В итоге я одна из первых увидела папу. Он уехал в начале июля с мамой, а я приехала в Сибирь в начале сентября. Потому что было решено: раз меня никуда не приняли и нельзя учиться, я еду в Сибирь на смену маме.

В то время было очень сложно с пропиской. Если мама уезжала с папой, то обязательно должна была где-то прописаться в Енисейске. А если больше трех месяцев ты прописан в другом месте, то теряешь первую, московскую прописку. И вся эта прописочная чехарда отныне была с нами постоянно. Как успеть прописаться и как где-нибудь НЕ прописаться – или паспорта лишат, или квартиры. И вот через письма и телеграммы было решено, что маме необходимо вернуться, чтобы оформить как-то нашу квартиру в Брюсовском переулке, перевести ее с папиного имени на свое.

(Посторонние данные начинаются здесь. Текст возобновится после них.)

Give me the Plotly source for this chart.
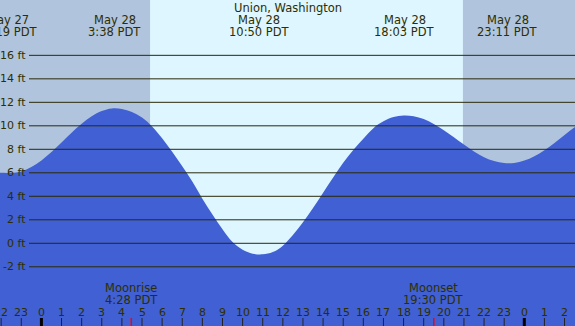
import plotly.graph_objects as go

# ---- data ----
STATION = "Union, Washington"
HOURS = [h / 2 for h in range(-5, 55)]
HEIGHTS = [6.05, 6.0, 6.0, 6.12, 6.49, 7.05, 7.77, 8.58, 9.41, 10.17,
           10.81, 11.26, 11.48, 11.44, 11.18, 10.7, 9.95, 8.95, 7.8, 6.55,
           5.25, 3.8, 2.45, 1.2, 0.1, -0.55, -0.88, -0.94, -0.75, -0.2,
           0.7, 1.8, 3.0, 4.3, 5.6, 6.85, 7.95, 8.9, 9.8, 10.38,
           10.75, 10.88, 10.82, 10.57, 10.16, 9.62, 9.02, 8.4, 7.82, 7.33,
           7.0, 6.83, 6.84, 7.05, 7.42, 7.93, 8.54, 9.21, 9.87, 10.48]

TIDE_TIMES = [-1.683, 3.633, 10.833, 18.05, 23.183]
TIDE_DATES = ["May 27", "May 28", "May 28", "May 28", "May 28"]
TIDE_LABELS = ["22:19 PDT", "3:38 PDT", "10:50 PDT", "18:03 PDT", "23:11 PDT"]

MOON_TIMES = [4.467, 19.5]
MOON_NAMES = ["Moonrise", "Moonset"]
MOON_LABELS = ["4:28 PDT", "19:30 PDT"]

SUNRISE = 5.40
SUNSET = 20.95

FT_TICKS = [-2, 0, 2, 4, 6, 8, 10, 12, 14, 16]
HOUR_TICKS = list(range(-2, 27))

# ---- styling ----
W, H = 575, 326
X_RANGE = [-2.058, 26.52]
Y_RANGE = [-7.04, 20.71]
NIGHT = "#b0c4de"
DAY = "#ddf6ff"
WATER = "#4060d4"
INK = "#2e2e00"
FONT = "DejaVu Sans"


def py(px):
    return 1 - px / H


fig = go.Figure()
fig.add_trace(go.Scatter(x=HOURS, y=[Y_RANGE[0]] * len(HOURS), mode="lines",
                         line=dict(width=0), hoverinfo="skip", showlegend=False))
fig.add_trace(go.Scatter(x=HOURS, y=HEIGHTS, mode="lines", fill="tonexty",
                         fillcolor=WATER, line=dict(width=0, color=WATER, shape="spline"),
                         showlegend=False))

shapes = []
shapes.append(dict(type="rect", xref="x", yref="paper", x0=SUNRISE, x1=SUNSET,
                   y0=0, y1=1, fillcolor=DAY, line=dict(width=0), layer="below"))
for v in FT_TICKS:
    shapes.append(dict(type="line", xref="paper", yref="y", x0=29 / W, x1=1, y0=v, y1=v,
                       line=dict(color="#2a2a08", width=1), layer="above"))
for h in HOUR_TICKS:
    mid = (h % 24 == 0)
    shapes.append(dict(type="line", xref="x", yref="paper", x0=h, x1=h,
                       y0=0, y1=8 / H,
                       line=dict(color="#000000" if mid else "#222222", width=3 if mid else 1),
                       layer="above"))
for t in MOON_TIMES:
    shapes.append(dict(type="line", xref="x", yref="paper", x0=t, x1=t, y0=0, y1=8 / H,
                       line=dict(color="#ff0000", width=1.5), layer="above"))

ann = []
fnt = dict(family=FONT, size=11.5, color=INK)
sfnt = dict(family=FONT, size=11, color=INK)
ann.append(dict(text=STATION, xref="paper", yref="paper", x=287.5 / W, y=py(8),
                showarrow=False, font=fnt, xanchor="center", yanchor="middle"))
for t, d, lab in zip(TIDE_TIMES, TIDE_DATES, TIDE_LABELS):
    ann.append(dict(text=d, xref="x", yref="paper", x=t, y=py(20.5), showarrow=False,
                    font=fnt, xanchor="center", yanchor="middle"))
    ann.append(dict(text=lab, xref="x", yref="paper", x=t, y=py(32.2), showarrow=False,
                    font=fnt, xanchor="center", yanchor="middle"))
for t, n, lab in zip(MOON_TIMES, MOON_NAMES, MOON_LABELS):
    ann.append(dict(text=n, xref="x", yref="paper", x=t, y=py(287.5), showarrow=False,
                    font=fnt, xanchor="center", yanchor="middle"))
    ann.append(dict(text=lab, xref="x", yref="paper", x=t, y=py(299.5), showarrow=False,
                    font=fnt, xanchor="center", yanchor="middle"))
for h in HOUR_TICKS:
    ann.append(dict(text=str(h % 24), xref="x", yref="paper", x=h, y=py(312),
                    showarrow=False, font=sfnt, xanchor="center", yanchor="middle"))
for v in FT_TICKS:
    ann.append(dict(text=f"{v} ft", xref="paper", yref="y", x=28 / W, y=v,
                    showarrow=False, font=sfnt, xanchor="right", yanchor="middle"))

fig.update_layout(
    width=W, height=H, margin=dict(l=0, r=0, t=0, b=0),
    paper_bgcolor=NIGHT, plot_bgcolor=NIGHT,
    xaxis=dict(range=X_RANGE, visible=False, fixedrange=True),
    yaxis=dict(range=Y_RANGE, visible=False, fixedrange=True),
    shapes=shapes, annotations=ann, showlegend=False,
)

fig.write_html("out.html", config={"displayModeBar": False},
               post_script="document.body.style.margin='0';document.body.style.overflow='hidden';")
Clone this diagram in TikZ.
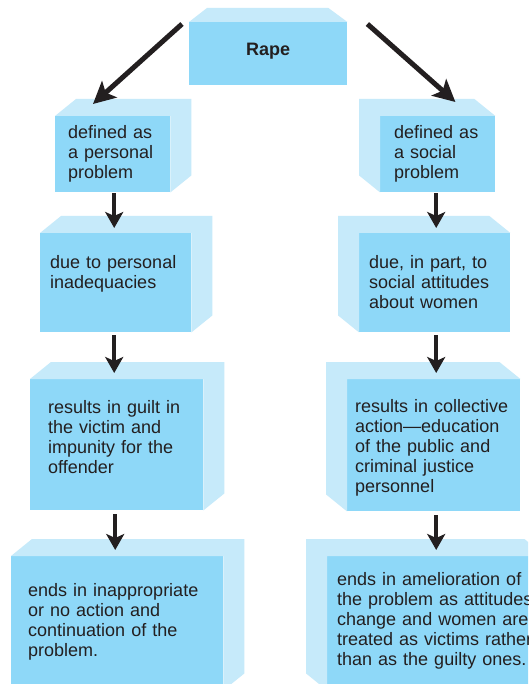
\documentclass[tikz,border=0pt]{standalone}
\usepackage{fontspec}
\setmainfont{Liberation Sans}
\usetikzlibrary{arrows.meta,calc}
\definecolor{frontc}{HTML}{8ED8F8}
\definecolor{facec}{HTML}{C6EAFA}
\definecolor{inkc}{HTML}{231F20}
\begin{document}
\begin{tikzpicture}[x=1pt,y=-1pt,
  box/.style={fill=frontc, inner ysep=0pt, anchor=north west, align=left,
    font=\fontsize{18}{20}\selectfont, text=inkc},
  varr/.style={draw=inkc, line width=4pt, -{Stealth[length=16pt,width=18pt,inset=4pt]}},
  darr/.style={draw=inkc, line width=5pt, -{Stealth[length=22pt,width=22pt,inset=5pt]}}]
\useasboundingbox (0,0) rectangle (528,684);
\clip (0,0) rectangle (528,684);
\fill[white] (0,0) rectangle (528,684);

% top box
\node[fill=frontc, anchor=north west, inner sep=0pt, minimum width=158pt,
  text height=33pt, text depth=30pt, text=inkc,
  font=\fontsize{18}{20}\selectfont\bfseries] (Rape) at (189,22) {Rape};
\fill[facec] (Rape.north west) -- ++(18,-14) -- ($(Rape.north east)+(-19,-14)$) -- (Rape.north east) -- cycle;

% left column
\node[box, inner xsep=13pt, text width=89pt, text height=22pt, text depth=54pt] (L1) at (55,116)
  {defined as\\a personal\\problem};
\node[box, inner xsep=10pt, text width=131pt, text height=35pt, text depth=64pt] (L2) at (40,233)
  {due to personal\\inadequacies};
\node[box, inner xsep=18pt, text width=137pt, text height=34pt, text depth=97pt] (L3) at (30,379)
  {results in guilt in\\the victim and\\impunity for the\\offender};
\node[box, inner xsep=17pt, text width=178pt, text height=40pt, text depth=94pt] (L4) at (11,556)
  {ends in inappropriate\\or no action and\\continuation of the\\problem.};

% right column
\node[box, inner xsep=14pt, text width=87pt, text height=22pt, text depth=54pt] (R1) at (380,116)
  {defined as\\a social\\problem};
\node[box, inner xsep=10pt, text width=131pt, text height=35pt, text depth=64pt] (R2) at (359,233)
  {due, in part, to\\social attitudes\\about women};
\node[box, inner xsep=8pt, text width=157pt, text height=33pt, text depth=99pt] (R3) at (347,379)
  {results in collective\\action—education\\of the public and\\criminal justice\\personnel};
\node[box, inner xsep=10pt, text width=198pt, text height=29pt, text depth=105pt] (R4) at (327,556)
  {ends in amelioration of\\the problem as attitudes\\change and women are\\treated as victims rather\\than as the guilty ones.};

% faces
\foreach \n in {L1,L2,L3,L4}{
  \fill[facec] (\n.north west) -- ++(21,-17) -- ($(\n.north east)+(21,-17)$)
    -- ($(\n.south east)+(21,-17)$) -- (\n.south east) -- (\n.north east) -- cycle;
}
\foreach \n in {R1,R2,R3,R4}{
  \fill[facec] (\n.north east) -- ++(-21,-17) -- ($(\n.north west)+(-21,-17)$)
    -- ($(\n.south west)+(-21,-17)$) -- (\n.south west) -- (\n.north west) -- cycle;
}

% arrows
\draw[darr] ($(Rape.north west)+(-7,2)$) -- ($(L1.north west)+(38,-12)$);
\draw[darr] ($(Rape.north east)+(20,2)$) -- ($(R1.north east)+(-40,-14)$);

\draw[varr] ($(L1.south)+(1.5,1)$) -- ($(L1.south|-L2.north)+(1.5,-5)$);
\draw[varr] ($(L2.south)+(-1.5,3)$) -- ($(L2.south|-L3.north)+(-1.5,-6)$);
\draw[varr] ($(L3.south)+(-1.5,4)$) -- ($(L3.south|-L4.north)+(-1.5,-6)$);
\draw[varr] ($(R1.south)+(-1.5,1)$) -- ($(R1.south|-R2.north)+(-1.5,-5)$);
\draw[varr] ($(R2.south)+(1.5,3)$) -- ($(R2.south|-R3.north)+(1.5,-6)$);
\draw[varr] ($(R3.south)+(2.5,4)$) -- ($(R3.south|-R4.north)+(2.5,-6)$);
\end{tikzpicture}
\end{document}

И как же так – папа останется один?

Вот тогда и решили, что поеду я. Там пока еще были мама и Сережа. И ехать я должна была одна. Хотя мне уже исполнилось девятнадцать лет, все-таки это было волнительно: первый раз одна – и сразу в Сибирь. Пять дней тогда шли до Красноярска поезда, которые дымили в окна. Причем тоже очень было трудно с билетами, то есть их не было. А как быть? Сроки поджимают. И вот какие-то родственники и друзья все сложились, добавили денег и купили мне билет в международном вагоне. Эти вагоны бывали первой и второй категории. Мне купили международный вагон второй категории, и это было двухместное купе. В таких вот непривычно хороших условиях я отправилась в Красноярск в самом конце лета 1935 года.